Source code of charts

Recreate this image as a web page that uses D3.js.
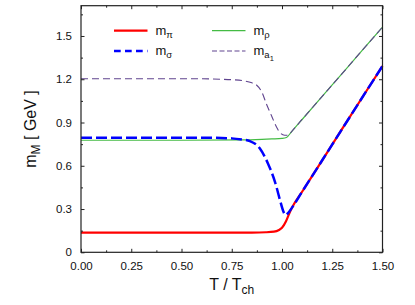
<!DOCTYPE html>
<html>
<head>
<meta charset="utf-8">
<script src="https://cdn.jsdelivr.net/npm/d3@7"></script>
<style>
  body { margin: 0; background: #fff; }
  text { font-family: "Liberation Sans", Arial, sans-serif; fill: #111; }
</style>
</head>
<body>
<svg id="chart"></svg>
<script>
// T / T_ch values and masses (GeV)
const piT   = [0, 0.5, 0.85, 0.92, 0.96, 0.985, 1.0, 1.02, 1.035, 1.05, 1.1, 1.2, 1.3, 1.4, 1.5];
const piM   = [0.136, 0.136, 0.137, 0.139, 0.143, 0.155, 0.17, 0.215, 0.265, 0.31, 0.42, 0.638, 0.857, 1.075, 1.292];

const sigT  = [0, 0.6, 0.75, 0.8, 0.84, 0.89, 0.93, 0.965, 0.99, 1.005, 1.018, 1.03, 1.05, 1.1, 1.2, 1.3, 1.4, 1.5];
const sigM  = [0.795, 0.795, 0.79, 0.782, 0.771, 0.72, 0.616, 0.489, 0.362, 0.29, 0.258, 0.272, 0.31, 0.42, 0.638, 0.857, 1.075, 1.292];

const rhoT  = [0, 0.5, 0.8, 0.9, 0.95, 1.0, 1.022, 1.05, 1.1, 1.2, 1.3, 1.4, 1.5];
const rhoM  = [0.777, 0.777, 0.779, 0.783, 0.786, 0.79, 0.796, 0.841, 0.921, 1.081, 1.241, 1.402, 1.562];

const a1T   = [0, 0.6, 0.7, 0.75, 0.806, 0.85, 0.873, 0.9, 0.922, 0.95, 0.972, 0.99, 1.013, 1.03, 1.05, 1.1, 1.2, 1.3, 1.4, 1.5];
const a1M   = [1.203, 1.203, 1.2, 1.197, 1.19, 1.175, 1.16, 1.11, 1.03, 0.94, 0.87, 0.83, 0.812, 0.812, 0.841, 0.921, 1.081, 1.241, 1.402, 1.562];

const xTicks = [0, 0.25, 0.5, 0.75, 1.0, 1.25, 1.5];
const yTicks = [0, 0.3, 0.6, 0.9, 1.2, 1.5];

const W = 415, H = 305;
const m = { left: 81, right: 32.5, top: 5.7, bottom: 52.7 };

const svg = d3.select('#chart').attr('width', W).attr('height', H);

const x = d3.scaleLinear().domain([0, 1.5]).range([m.left, W - m.right]);
const y = d3.scaleLinear().domain([0, 1.71]).range([H - m.bottom, m.top]);

const line = d3.line()
  .x(d => x(d[0]))
  .y(d => y(d[1]))
  .curve(d3.curveMonotoneX);

const purple = '#60448f';

// drawing order: rho under a1, pi under sigma
const series = [
  { T: rhoT, M: rhoM, color: '#44bb44', w: 1.2, dash: null },
  { T: a1T,  M: a1M,  color: purple, w: 1.1, dash: '7,4' },
  { T: piT,  M: piM,  color: '#ff0000', w: 2.2, dash: null },
  { T: sigT, M: sigM, color: '#0000ff', w: 2.5, dash: '11,4' }
];

const plot = svg.append('g');
series.forEach(s => {
  plot.append('path')
    .datum(s.T.map((t, i) => [t, s.M[i]]))
    .attr('d', line)
    .attr('fill', 'none')
    .attr('stroke', s.color)
    .attr('stroke-width', s.w)
    .attr('stroke-dasharray', s.dash);
});

// axes: ticks pointing inward, mirrored on top / right
const minorX = d3.range(0.125, 1.5, 0.25);
const minorY = d3.range(0.15, 1.71, 0.3);

svg.append('g')
  .attr('transform', `translate(0,${H - m.bottom})`)
  .call(d3.axisBottom(x).tickValues(xTicks).tickFormat(d3.format('.2f')).tickSizeInner(-3.5).tickSizeOuter(0).tickPadding(10))
  .call(g => g.selectAll('text').attr('font-size', '11.5px'));
svg.append('g')
  .attr('transform', `translate(0,${H - m.bottom})`)
  .call(d3.axisBottom(x).tickValues(minorX).tickFormat('').tickSizeInner(-2).tickSizeOuter(0));
svg.append('g')
  .attr('transform', `translate(0,${m.top})`)
  .call(d3.axisTop(x).tickValues(xTicks).tickFormat('').tickSizeInner(-3.5).tickSizeOuter(0));
svg.append('g')
  .attr('transform', `translate(0,${m.top})`)
  .call(d3.axisTop(x).tickValues(minorX).tickFormat('').tickSizeInner(-2).tickSizeOuter(0));

svg.append('g')
  .attr('transform', `translate(${m.left},0)`)
  .call(d3.axisLeft(y).tickValues(yTicks).tickFormat(d => d === 0 ? '0' : d3.format('.1f')(d)).tickSizeInner(-3.5).tickSizeOuter(0).tickPadding(9))
  .call(g => g.selectAll('text').attr('font-size', '11.5px'));
svg.append('g')
  .attr('transform', `translate(${m.left},0)`)
  .call(d3.axisLeft(y).tickValues(minorY).tickFormat('').tickSizeInner(-2).tickSizeOuter(0));
svg.append('g')
  .attr('transform', `translate(${W - m.right},0)`)
  .call(d3.axisRight(y).tickValues(yTicks).tickFormat('').tickSizeInner(-3.5).tickSizeOuter(0));
svg.append('g')
  .attr('transform', `translate(${W - m.right},0)`)
  .call(d3.axisRight(y).tickValues(minorY).tickFormat('').tickSizeInner(-2).tickSizeOuter(0));

svg.selectAll('.domain').remove();
svg.selectAll('.tick line').attr('stroke', '#222');

svg.append('rect')
  .attr('x', m.left).attr('y', m.top)
  .attr('width', W - m.left - m.right).attr('height', H - m.top - m.bottom)
  .attr('fill', 'none').attr('stroke', '#222').attr('stroke-width', 1.2);

// axis titles
const xt = svg.append('text')
  .attr('x', (m.left + W - m.right) / 2).attr('y', 290)
  .attr('text-anchor', 'middle').attr('font-size', '16px');
xt.append('tspan').text('T / T');
xt.append('tspan').attr('dy', 4).attr('font-size', '12px').text('ch');

const yt = svg.append('text')
  .attr('transform', `translate(36,${(m.top + H - m.bottom) / 2}) rotate(-90)`)
  .attr('text-anchor', 'middle').attr('font-size', '16px');
yt.append('tspan').text('m');
yt.append('tspan').attr('dy', 4).attr('font-size', '12px').text('M');
yt.append('tspan').attr('dy', -4).text(' [ GeV ]');

// legend
const legend = [
  { x0: 114, y0: 30.7, color: '#ff0000', w: 2.2, dash: null, sub: 'π' },
  { x0: 114, y0: 51, color: '#0000ff', w: 2.5, dash: '6.7,4.3', sub: 'σ' },
  { x0: 212, y0: 30.7, color: '#44bb44', w: 1.2, dash: null, sub: 'ρ' },
  { x0: 212, y0: 51, color: purple, w: 1.1, dash: '5,2.5', sub: 'a' }
];
legend.forEach(l => {
  svg.append('line')
    .attr('x1', l.x0).attr('x2', l.x0 + 33.5)
    .attr('y1', l.y0).attr('y2', l.y0)
    .attr('stroke', l.color).attr('stroke-width', l.w)
    .attr('stroke-dasharray', l.dash);
  const t = svg.append('text')
    .attr('x', l.x0 + 41.5).attr('y', l.y0 + 4)
    .attr('font-size', '13px');
  t.append('tspan').text('m');
  t.append('tspan').attr('dy', 3).attr('font-size', '9.5px').text(l.sub);
  if (l.sub === 'a') t.append('tspan').attr('dy', 3).attr('font-size', '7.5px').text('1');
});
</script>
</body>
</html>
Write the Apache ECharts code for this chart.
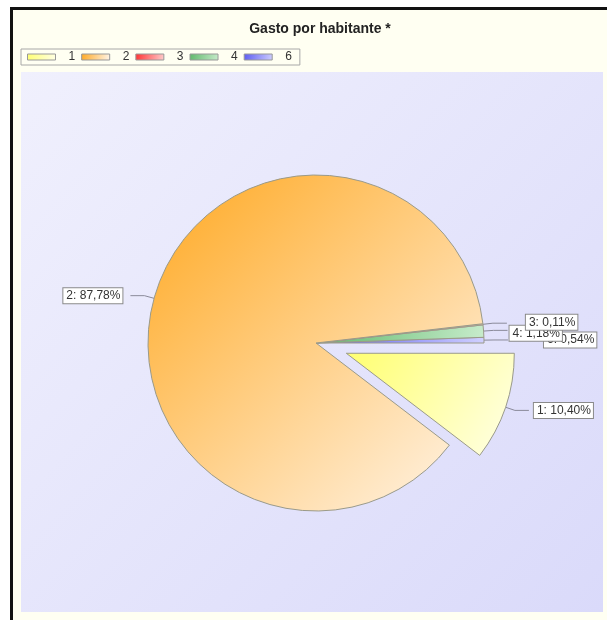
<!DOCTYPE html>
<html>
<head>
<meta charset="utf-8">
<script src="https://cdn.jsdelivr.net/npm/echarts@6/dist/echarts.min.js"></script>
<style>
  html, body { margin: 0; padding: 0; background: #ffffff; }
  #chart { width: 607px; height: 620px; }
</style>
</head>
<body>
<div id="chart"></div>
<script>
// Share of spending per inhabitant, by group (percent)
var categories = ['1', '2', '3', '4', '6'];
var shares = [10.40, 87.78, 0.11, 1.18, 0.54];
var exploded = [true, false, false, false, false];

// gradient stops for each group: [dark, light]
var palette = {
  '1': ['#ffff70', '#ffffe8'],
  '2': ['#ffa820', '#fff6ec'],
  '3': ['#ff3030', '#ffd0d0'],
  '4': ['#5fb86a', '#c8eccc'],
  '6': ['#5a5af0', '#d0d0ff']
};

function grad(c) {
  return new echarts.graphic.LinearGradient(0, 0, 1, 1, [
    { offset: 0, color: palette[c][0] },
    { offset: 1, color: palette[c][1] }
  ]);
}

// slices are fed last-to-first and swept counter-clockwise, so the
// sweep still runs 1,2,3,4,6 clockwise while later tags paint on top
var data = categories.map(function (c, i) {
  return {
    name: c,
    value: shares[i],
    selected: exploded[i],
    itemStyle: { color: grad(c) }
  };
}).reverse();

// small sideways offsets so the thin slices' tags fan out
var tagShift = { '2': [-3, 0], '3': [14, -1], '4': [-3, 3], '6': [31, 0] };

var chart = echarts.init(document.getElementById('chart'), null, { renderer: 'canvas' });

chart.setOption({
  backgroundColor: '#fffff2',
  animation: false,
  graphic: [
    {
      type: 'rect',
      z: -10,
      shape: { x: 0, y: 0, width: 607, height: 8 },
      style: { fill: '#ffffff' }
    },
    {
      type: 'rect',
      z: -10,
      shape: { x: 0, y: 0, width: 10, height: 620 },
      style: { fill: '#ffffff' }
    },
    {
      type: 'rect',
      z: -9,
      shape: { x: 11.5, y: 8.5, width: 700, height: 700 },
      style: { fill: 'transparent', stroke: '#111111', lineWidth: 3 }
    },
    {
      type: 'rect',
      z: -9,
      shape: { x: 21, y: 72, width: 582, height: 540 },
      style: {
        fill: new echarts.graphic.LinearGradient(0, 0, 1, 1, [
          { offset: 0, color: '#f0f0fd' },
          { offset: 1, color: '#dadafa' }
        ])
      }
    }
  ],
  title: {
    text: 'Gasto por habitante *',
    left: 315,
    textAlign: 'center',
    top: 17,
    textStyle: {
      fontFamily: 'Liberation Sans, Arial, sans-serif',
      fontSize: 14,
      fontWeight: 'bold',
      color: '#222222'
    }
  },
  legend: {
    left: 21,
    top: 49,
    orient: 'horizontal',
    icon: 'rect',
    itemWidth: 28,
    itemHeight: 6,
    itemGap: 6,
    padding: [2, 8, 2, 6],
    borderColor: '#a8a8a8',
    borderWidth: 1,
    selectedMode: false,
    textStyle: {
      fontFamily: 'Liberation Sans, Arial, sans-serif',
      fontSize: 12,
      color: '#333333',
      padding: [0, 0, 0, 8]
    },
    itemStyle: { borderColor: '#999999', borderWidth: 1 },
    data: categories
  },
  series: [
    {
      type: 'pie',
      center: [316, 343],
      radius: [0, 168],
      startAngle: 0,
      clockwise: false,
      selectedMode: 'multiple',
      selectedOffset: 32,
      avoidLabelOverlap: false,
      itemStyle: { borderColor: '#9a9a8a', borderWidth: 1 },
      emphasis: { disabled: true },
      label: {
        show: true,
        position: 'outside',
        formatter: function (p) {
          return p.name + ': ' + p.value.toFixed(2).replace('.', ',') + '%';
        },
        fontFamily: 'Liberation Sans, Arial, sans-serif',
        fontSize: 12,
        color: '#333333',
        backgroundColor: '#ffffff',
        borderColor: '#8a8a8a',
        borderWidth: 1,
        padding: [2, 2, 1, 3]
      },
      labelLine: {
        show: true,
        length: 10,
        length2: 14,
        lineStyle: { color: '#8a8a9a', width: 1 }
      },
      labelLayout: function (params) {
        var s = tagShift[data[params.dataIndex].name];
        return {
          hideOverlap: false,
          dx: s ? s[0] : 0,
          dy: s ? s[1] : 0
        };
      },
      data: data
    }
  ]
});
</script>
</body>
</html>
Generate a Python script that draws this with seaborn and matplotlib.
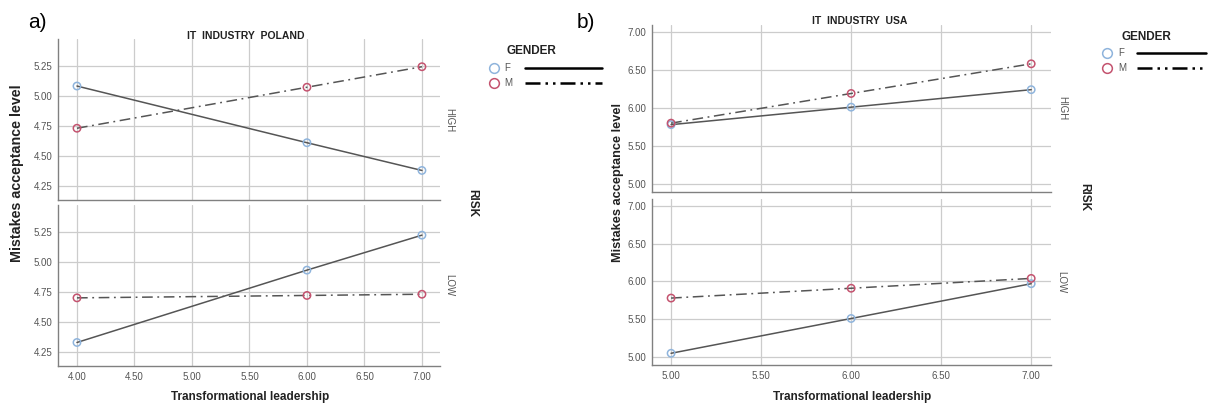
import pandas as pd
import matplotlib.pyplot as plt
import seaborn as sns
from matplotlib.lines import Line2D

# data
tl_poland = [4.0, 6.0, 7.0]
tl_usa = [5.0, 6.0, 7.0]
pol_high_f = [5.08, 4.61, 4.38]
pol_high_m = [4.73, 5.07, 5.24]
pol_low_f = [4.33, 4.93, 5.22]
pol_low_m = [4.70, 4.72, 4.73]
usa_high_f = [5.78, 6.01, 6.24]
usa_high_m = [5.80, 6.19, 6.58]
usa_low_f = [5.05, 5.51, 5.97]
usa_low_m = [5.78, 5.91, 6.04]
pol_xticks = [4.0, 4.5, 5.0, 5.5, 6.0, 6.5, 7.0]
pol_yticks = [4.25, 4.50, 4.75, 5.00, 5.25]
usa_xticks = [5.0, 5.5, 6.0, 6.5, 7.0]
usa_yticks = [5.0, 5.5, 6.0, 6.5, 7.0]

sns.set_theme(style="white")
plt.rcParams['font.family'] = ['Liberation Sans', 'DejaVu Sans']

W, H = 1210, 407
fig = plt.figure(figsize=(W / 100, H / 100), dpi=100)

def px_axes(x0, y0, x1, y1):
    return fig.add_axes([x0 / W, 1 - y1 / H, (x1 - x0) / W, (y1 - y0) / H])

f_col = '#8fb4dc'
m_col = '#c4536f'
line_col = '#555555'
grid_col = '#cccccc'
tick_col = '#555555'


def panel(ax, x, f, m, xlim, ylim, xticks, yticks, bottom):
    d = pd.DataFrame({
        'TL': list(x) * 2,
        'MAL': list(f) + list(m),
        'GENDER': ['F'] * len(x) + ['M'] * len(x),
    })
    sns.lineplot(data=d, x='TL', y='MAL', style='GENDER',
                 dashes={'F': '', 'M': (7, 3, 1.2, 3)}, color=line_col,
                 lw=1.1, legend=False, ax=ax)
    sns.scatterplot(data=d, x='TL', y='MAL', hue='GENDER',
                    palette={'F': f_col, 'M': m_col}, s=28, lw=1.1,
                    legend=False, ax=ax, zorder=4)
    coll = ax.collections[-1]
    coll.set_edgecolors(coll.get_facecolors())
    coll.set_facecolors('none')
    ax.set_xlim(*xlim)
    ax.set_ylim(*ylim)
    ax.set_xticks(xticks)
    ax.set_yticks(yticks)
    ax.set_yticklabels([f'{v:.2f}' for v in yticks], fontsize=7, color=tick_col)
    if bottom:
        ax.set_xticklabels([f'{v:.2f}' for v in xticks], fontsize=7, color=tick_col)
    else:
        ax.set_xticklabels([])
    ax.tick_params(length=0, pad=4)
    ax.grid(True, color=grid_col, lw=0.9)
    ax.set_axisbelow(True)
    for s in ['top', 'right']:
        ax.spines[s].set_visible(False)
    for s in ['left', 'bottom']:
        ax.spines[s].set_color('#808080')
        ax.spines[s].set_linewidth(1.0)
    ax.set_xlabel('')
    ax.set_ylabel('')


# Poland
pxlim = (3.835, 7.157)
pylim = (4.135, 5.47)
ax1 = px_axes(58, 39, 440, 200)
panel(ax1, tl_poland, pol_high_f, pol_high_m, pxlim, pylim, pol_xticks, pol_yticks, False)
ax2 = px_axes(58, 205, 440, 366)
panel(ax2, tl_poland, pol_low_f, pol_low_m, pxlim, pylim, pol_xticks, pol_yticks, True)

# USA
uxlim = (4.894, 7.11)
uylim = (4.895, 7.09)
ax3 = px_axes(652, 25, 1051, 192)
panel(ax3, tl_usa, usa_high_f, usa_high_m, uxlim, uylim, usa_xticks, usa_yticks, False)
ax4 = px_axes(652, 199, 1051, 365)
panel(ax4, tl_usa, usa_low_f, usa_low_m, uxlim, uylim, usa_xticks, usa_yticks, True)


def ftext(x, y, s, **kw):
    fig.text(x / W, 1 - y / H, s, ha='center', va='center', **kw)


# panel letters and titles
ftext(37, 23, 'a)', fontsize=15, color='black')
ftext(586, 22, 'b)', fontsize=15, color='black')
ftext(246, 36, 'IT  INDUSTRY  POLAND', fontsize=7.5, fontweight='bold', color='#222222')
ftext(860, 21, 'IT  INDUSTRY  USA', fontsize=7.5, fontweight='bold', color='#222222')

# axis labels
ftext(17, 173, 'Mistakes acceptance level', fontsize=10.3, fontweight='bold', rotation=90, color='#222222')
ftext(618, 182, 'Mistakes acceptance level', fontsize=9.2, fontweight='bold', rotation=90, color='#222222')
ftext(250, 397, 'Transformational leadership', fontsize=8.5, fontweight='bold', color='#222222')
ftext(852, 397, 'Transformational leadership', fontsize=8.5, fontweight='bold', color='#222222')

# facet labels
ftext(472, 203, 'RISK', fontsize=8.5, fontweight='bold', rotation=270, color='#222222')
ftext(1084, 197, 'RISK', fontsize=8.5, fontweight='bold', rotation=270, color='#222222')
ftext(449, 120, 'HIGH', fontsize=7, rotation=270, color='#555555')
ftext(449, 285, 'LOW', fontsize=7, rotation=270, color='#555555')
ftext(1062, 108, 'HIGH', fontsize=7, rotation=270, color='#555555')
ftext(1061, 282, 'LOW', fontsize=7, rotation=270, color='#555555')


# legends
def legend(x_circ, x_txt, x_l0, x_l1, y_title, y_f, y_m, x_title):
    ftext(x_title, y_title, 'GENDER', fontsize=8.5, fontweight='bold', color='#222222')
    for y, lab, col, ls in [(y_f, 'F', f_col, '-'), (y_m, 'M', m_col, (0, (6, 2, 1, 2, 1, 2)))]:
        fig.add_artist(Line2D([x_circ / W], [1 - y / H], marker='o', ms=7,
                              mfc='none', mec=col, mew=1.1, ls='none'))
        fig.text(x_txt / W, 1 - y / H, lab, ha='left', va='center', fontsize=7, color='#555555')
        fig.add_artist(Line2D([x_l0 / W, x_l1 / W], [1 - y / H, 1 - y / H],
                              color='black', lw=1.8, ls=ls))


legend(494, 504, 525, 602, 51, 68, 83, 531)
legend(1107, 1118, 1137, 1206, 37, 53, 68, 1146)

plt.savefig('out.png', dpi=100)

* **TASK TO CARRY OUT**:
Using the entries above, reproduce word for word only the lines from the one that contains "Write the Apache ECharts code for this chart." to the one that contains "var exploded = [true, false, false, false, false];", both ends included, and drop every picture.

* **WRITTEN ANSWER**:
Write the Apache ECharts code for this chart.
<!DOCTYPE html>
<html>
<head>
<meta charset="utf-8">
<script src="https://cdn.jsdelivr.net/npm/echarts@6/dist/echarts.min.js"></script>
<style>
  html, body { margin: 0; padding: 0; background: #ffffff; }
  #chart { width: 607px; height: 620px; }
</style>
</head>
<body>
<div id="chart"></div>
<script>
// Share of spending per inhabitant, by group (percent)
var categories = ['1', '2', '3', '4', '6'];
var shares = [10.40, 87.78, 0.11, 1.18, 0.54];
var exploded = [true, false, false, false, false];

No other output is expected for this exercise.